World of Outlaws champion David Gravel and Big Game Motorsports earned somewhere in the ballpark of $400,000 between his championship earning and Platinum Agreement payouts. The High Limit model exceeds what World Racing Group currently provides its member teams so expect a response from the Brian Carter led organization as it works to keep pace and entice teams to race with The Greatest Show on Dirt as well.
Kahne, by the way, who has now won six consecutive national championships as a team owner with Sweet says his team has never broken even and that is the directional goal of this model.
“You race all year long and you try to win as much money, win the championship, all those things and we’ve had great sponsors but I’m still putting a lot of my own money and I’m worn out,” Kahne said. “So now I have something to look forward to at the next year, before the season even starts, where we stack up.
“I think it’s pretty awesome to have that and to know it’s growing and it’s starting in a really good spot. It’s exciting for KKR, myself and all my partners as well.”
Tim Clauson was present for the announcement too and praised the model for what it could do for a team owner when he decides to step away.
“Two years ago, we were a regional team running with the All Stars (Circuit of Champions) and we were kind of on the verge of do we go national racing, do we go World of Outlaws and when we sat down and looked at it, and look to the future, there was no light,” Clauson said. “You get to the end of the year and try to cover the losses and get ready for the next year.
“So when Brad and Kyle came up with this idea and started talking to us about it, I’ve been in this sport for 35-40 years and this was the first light that has been at the end of the tunnel. Now there’s something.
“To see what they’ve come up with, we’ve ran the numbers, if we do what we did last year, that’s a 40 to 50 percent improvement for us and there’s year over year growth as well. It gives us something to look forward to, to not only building our team, but to have a stake in building the series too because that rewards us as owners.”
Sweet echoed that sentiment.
“Franchises are basically a permanent asset for team owners,” Sweet said. “It’s a partnership between the team owners and the series, and we think it creates a foundation for everyone to grow. It’s a win-win situation to grow our wonderful sport of Sprint Car racing.
“It allows us to work hand and hand and gives the team owners some knowledge and transparency on what is going on with the series and the avenues we are seeking for growth. It sets us up for success and the teams up for success, as well.”

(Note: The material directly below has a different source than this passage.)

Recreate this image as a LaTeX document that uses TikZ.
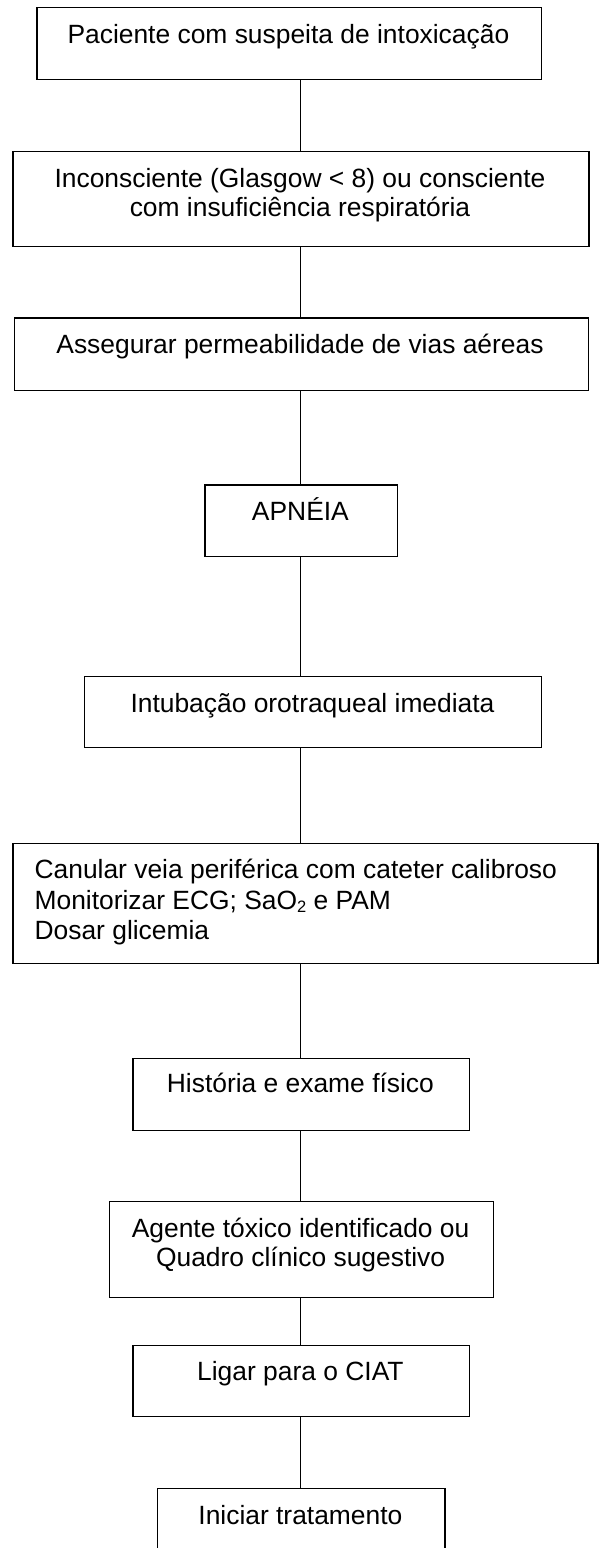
\documentclass[tikz,border=0pt]{standalone}
\usepackage{fontspec}
\setmainfont{Liberation Sans}
\begin{document}
\begin{tikzpicture}[x=1pt,y=-1pt,
  boxst/.style={draw=black, line width=1.3pt, rectangle, inner sep=0pt, anchor=north west},
  txt/.style={inner sep=0pt, anchor=base, font=\fontsize{26.4}{30.4}\selectfont},
  txtl/.style={txt, anchor=base west},
  link/.style={draw=black, line width=1.3pt}]
\useasboundingbox[fill=white] (0,0) rectangle (599,1548);
\coordinate (spine) at (300.6,0);
% boxes
\node[boxst, minimum width=504.2pt, minimum height=72pt]   (b1)  at (36.3,6.7)   {};
\node[boxst, minimum width=575.8pt, minimum height=95.5pt] (b2)  at (12.4,150.5) {};
\node[boxst, minimum width=574pt,   minimum height=72.2pt] (b3)  at (13.5,317.3) {};
\node[boxst, minimum width=192.1pt, minimum height=71.8pt] (b4)  at (204.4,484.3) {};
\node[boxst, minimum width=457pt,   minimum height=70.5pt] (b5)  at (84,676)     {};
\node[boxst, minimum width=585pt,   minimum height=120pt]  (b6)  at (12.3,842.5) {};
\node[boxst, minimum width=336.5pt, minimum height=72pt]   (b7)  at (132.2,1058) {};
\node[boxst, minimum width=384.2pt, minimum height=96pt]   (b8)  at (108.5,1201) {};
\node[boxst, minimum width=336.5pt, minimum height=71pt]   (b9)  at (132.2,1344.5) {};
\node[boxst, minimum width=287.6pt, minimum height=80pt]   (b10) at (156.6,1488) {};
% texts
\node[txt] (t1)  at (288.4,43)   {Paciente com suspeita de intoxicação};
\node[txt] (t2a) at (300,187)    {Inconsciente (Glasgow < 8) ou consciente};
\node[txt] (t2b) at (300,216.5)  {com insuficiência respiratória};
\node[txt] (t3)  at (300,353.5)  {Assegurar permeabilidade de vias aéreas};
\node[txt] (t4)  at (300.4,520.5){APNÉIA};
\node[txt] (t5)  at (312.5,712)  {Intubação orotraqueal imediata};
\node[txtl] (t6a) at (34.4,878.5) {Canular veia periférica com cateter calibroso};
\node[txtl] (t6b) at (34.4,909)   {Monitorizar ECG; SaO\raisebox{-0.12em}{\fontsize{16.5}{18}\selectfont 2} e PAM};
\node[txtl] (t6c) at (34.4,939)   {Dosar glicemia};
\node[txt] (t7)  at (300.4,1092.5) {História e exame físico};
\node[txt] (t8a) at (300.6,1237)   {Agente tóxico identificado ou};
\node[txt] (t8b) at (300.6,1266.5) {Quadro clínico sugestivo};
\node[txt] (t9)  at (300.4,1380)   {Ligar para o CIAT};
\node[txt] (t10) at (300.4,1524)   {Iniciar tratamento};
% connectors
\draw[link] (b1.south -| spine) -- (b2.north -| spine);
\draw[link] (b2.south -| spine) -- (b3.north -| spine);
\draw[link] (b3.south -| spine) -- (b4.north -| spine);
\draw[link] (b4.south -| spine) -- (b5.north -| spine);
\draw[link] (b5.south -| spine) -- (b6.north -| spine);
\draw[link] (b6.south -| spine) -- (b7.north -| spine);
\draw[link] (b7.south -| spine) -- (b8.north -| spine);
\draw[link] (b8.south -| spine) -- (b9.north -| spine);
\draw[link] (b9.south -| spine) -- (b10.north -| spine);
\end{tikzpicture}
\end{document}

Lastly, why call it them franchises instead of charters and does it have anything to do with the dramatics of the 23XI Racing and Front Row Motorsports versus NASCAR lawsuit?
“Honestly, when I tried to explain what a charter is to people outside of racing, they would say ‘oh it’s a franchise,’ and I just felt like franchise was a more mainstream term,” Sweet said. “It’s what all the sports leagues in the US use and a term I thought more mainstream people that don’t know what dirt track racing is, they see ‘franchise’ and realize it’s just like any other professional league or series.”